Pseudohyperkalemia is defined as a spurious elevation of the serum potassium, which occurs when potassium is released from the within the cells into the blood serum in a blood sample collected for measurement of potassium level.
Fairly often, the potassium level detected during lab testing is a false reading. This is called factitious hyperkalemia, or pseudohyperkalemia. It is an unusual cause of hyperkalemia, which can lead to incorrect interpretation and wrong patient management.
This spurious elevation of K+ levels is due to hemolysis that occurs during or after the blood draw. Hemolysis is the rupture or breakdown of the red blood cells.
Causes of pseudohyperkalemia
This mechanism happens due to several reasons and they all relate to the happenings in the laboratory. It is caused by the lysis or mechanical rupture of the red blood cells, which leak their intracellular potassium into the serum.
This typically happens while drawing the patient’s blood into the syringe or shortly after that if the blood is kept for too long.
This gives a wrong high reading of serum potassium. It can similarly give a wrong impression when diagnosing hypokalemia. The various causes include
Hemolysis during puncturing the vein by either excessive vacuum in the syringe while drawing blood or due to the use of smaller gauge collection needle
Longer blood storage time
Prolonged storage of blood after the draw at room temperature will cause movement of potassium out of the cells or in the cold before doing the test
Wrong temperature for blood storage
The temperature at which the blood is stored is an important factor. Cold storage of whole blood samples before separation will not allow glycolysis
and the energy‐dependent Na+,K+‐ATPase enzyme will not maintain the
transcellular potassium gradient.
Conversely, storage above room temperature will initially cause falsely reduced potassium due to increased Na+,K+‐ATPase enzyme activity before glucose is completely used up and [K+] rises.
Too tight tourniquet and left for too long during draw
Wrong fist clenching
Longer and too tight fist clenching while blood was being drawn leading to efflux of potassium from the muscle cells into the blood.

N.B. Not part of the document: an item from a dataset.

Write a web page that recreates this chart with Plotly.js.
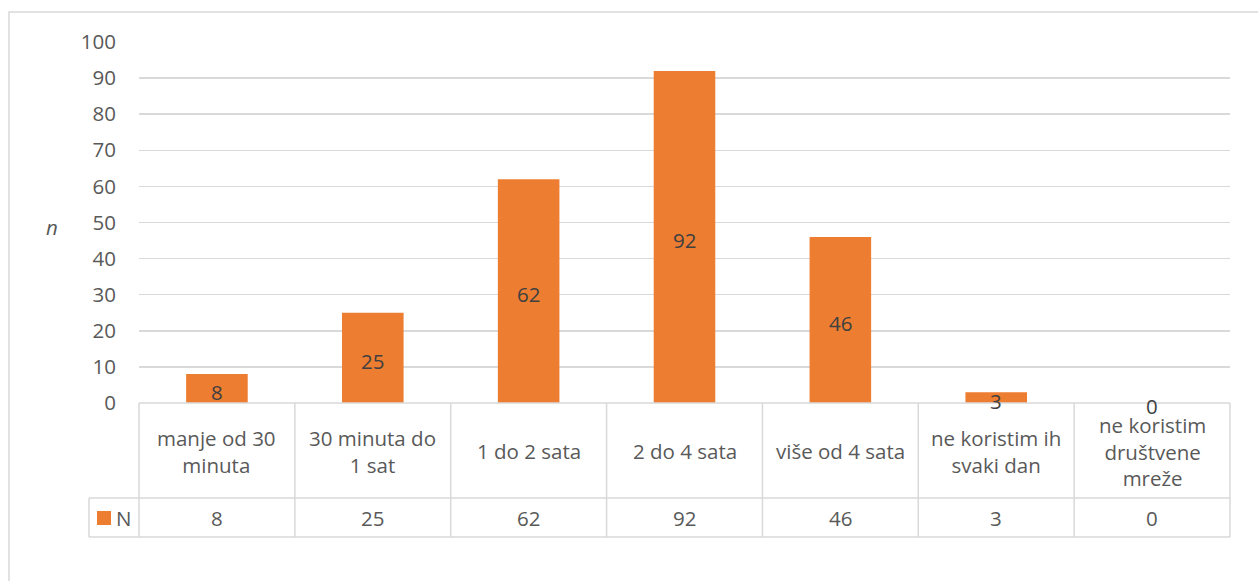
<!DOCTYPE html>
<html>
<head>
<meta charset="utf-8">
<script src="https://cdn.plot.ly/plotly-3.0.1.min.js"></script>
<style>
html,body{margin:0;padding:0;background:#fff;}
#chart{width:1258px;height:581px;}
</style>
</head>
<body>
<div id="chart"></div>
<script>
var categories = ["manje od 30 minuta", "30 minuta do 1 sat", "1 do 2 sata", "2 do 4 sata", "više od 4 sata", "ne koristim ih svaki dan", "ne koristim društvene mreže"];
var tableLabels = ["manje od 30<br>minuta", "30 minuta do<br>1 sat", "1 do 2 sata", "2 do 4 sata", "više od 4 sata", "ne koristim ih<br>svaki dan", "ne koristim<br>društvene<br>mreže"];
var seriesName = "N";
var values = [8, 25, 62, 92, 46, 3, 0];
var yTicks = [0, 10, 20, 30, 40, 50, 60, 70, 80, 90, 100];
var yLabel = "n";

var FONT = "Open Sans, Noto Sans, sans-serif";
var FS = 20.5;
var TXT = "#595959";
var LINE = "#D9D9D9";
var ORANGE = "#ED7D31";

var W = 1258, H = 581;
var L = 139, R = 1230, T = 42, B = 403;
var pw = R - L, ph = B - T;
function px(x){ return (x - L) / pw; }
function py(y){ return (B - y) / ph; }

var n = categories.length;

var bars = {
  type: "bar",
  x: categories,
  y: values,
  name: seriesName,
  marker: {color: ORANGE},
  width: 0.395,
  hoverinfo: "x+y"
};

var shapes = [];
var ln = {color: LINE, width: 1.5};
// outer chart border
shapes.push({type: "rect", xref: "paper", yref: "paper", x0: px(9), x1: px(1275), y0: py(600), y1: py(12), line: {color: LINE, width: 1.5}, layer: "below"});
// data table horizontal lines
shapes.push({type: "line", xref: "paper", yref: "paper", x0: 0, x1: 1, y0: 0, y1: 0, line: ln});
shapes.push({type: "line", xref: "paper", yref: "paper", x0: px(89), x1: 1, y0: py(498), y1: py(498), line: ln});
shapes.push({type: "line", xref: "paper", yref: "paper", x0: px(89), x1: 1, y0: py(537), y1: py(537), line: ln});
// vertical lines
for (var i = 0; i <= n; i++) {
  shapes.push({type: "line", xref: "paper", yref: "paper", x0: i / n, x1: i / n, y0: 0, y1: py(537), line: ln});
}
shapes.push({type: "line", xref: "paper", yref: "paper", x0: px(89), x1: px(89), y0: py(498), y1: py(537), line: ln});
// legend key swatch
shapes.push({type: "rect", xref: "paper", yref: "paper", x0: px(97), x1: px(111), y0: py(525), y1: py(511), fillcolor: ORANGE, line: {width: 0}});

var annotations = [];
for (var j = 0; j < n; j++) {
  // bar data labels (centered on bar, via axis scales)
  annotations.push({xref: "x", yref: "y", x: categories[j], y: values[j] / 2, yshift: -3, text: String(values[j]), showarrow: false, font: {family: FONT, size: FS, color: "#404040"}, xanchor: "center", yanchor: "middle"});
  // data table cells
  annotations.push({xref: "paper", yref: "paper", x: (j + 0.5) / n, y: py(451), text: tableLabels[j], showarrow: false, font: {family: FONT, size: FS, color: TXT}, align: "center", xanchor: "center", yanchor: "middle"});
  annotations.push({xref: "paper", yref: "paper", x: (j + 0.5) / n, y: py(518), text: String(values[j]), showarrow: false, font: {family: FONT, size: FS, color: TXT}, xanchor: "center", yanchor: "middle"});
}
annotations.push({xref: "paper", yref: "paper", x: px(114), y: py(518), text: seriesName, showarrow: false, font: {family: FONT, size: FS, color: TXT}, xanchor: "left", yanchor: "middle"});
annotations.push({xref: "paper", yref: "paper", x: px(52), y: py(227), text: "<i>" + yLabel + "</i>", showarrow: false, font: {family: FONT, size: FS, color: TXT}, xanchor: "center", yanchor: "middle"});

var layout = {
  width: W, height: H,
  margin: {l: L, r: W - R, t: T, b: H - B, pad: 0},
  paper_bgcolor: "#fff",
  plot_bgcolor: "#fff",
  showlegend: false,
  bargap: 0.6,
  xaxis: {
    type: "category",
    range: [-0.5, n - 0.5],
    showticklabels: false,
    showgrid: false,
    zeroline: false,
    showline: false,
    ticks: "",
    fixedrange: true
  },
  yaxis: {
    range: [0, 100],
    tickvals: yTicks,
    ticktext: yTicks.map(String),
    showgrid: true,
    gridcolor: LINE,
    gridwidth: 1.5,
    zeroline: false,
    showline: false,
    ticks: "",
    ticklabelstandoff: 22,
    tickfont: {family: FONT, size: FS, color: TXT},
    fixedrange: true
  },
  shapes: shapes,
  annotations: annotations
};

Plotly.newPlot("chart", [bars], layout, {displayModeBar: false, staticPlot: true});
</script>
</body>
</html>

Leukocytosis, thrombocytosis, and polycythemia
Leukocytosis (elevated white blood cells), thrombocytosis (elevated platelets), and polycythemia (increased red blood cells) all predispose to pseudohyperkalemia. Elevated concentrations of these cells increase the fragility of their membranes, which allows the leakage of potassium from within the cells into the blood.
In pediatric patients
In pediatric patients, factitious hyperkalemia can occur during phlebotomy, especially with heel-poke and finger-stick phlebotomy, which are commonly used in infants and small children.
Therefore, the ECG findings should always be used to correlate and when pseudohyperkalemia is suspected, another blood sample should be sent for testing ensuring that the blood is drawn correctly and processed quickly without delay.
Again, measuring whole blood potassium or lithium heparin plasma sample instead of serum potassium will usually verify the correct diagnosis.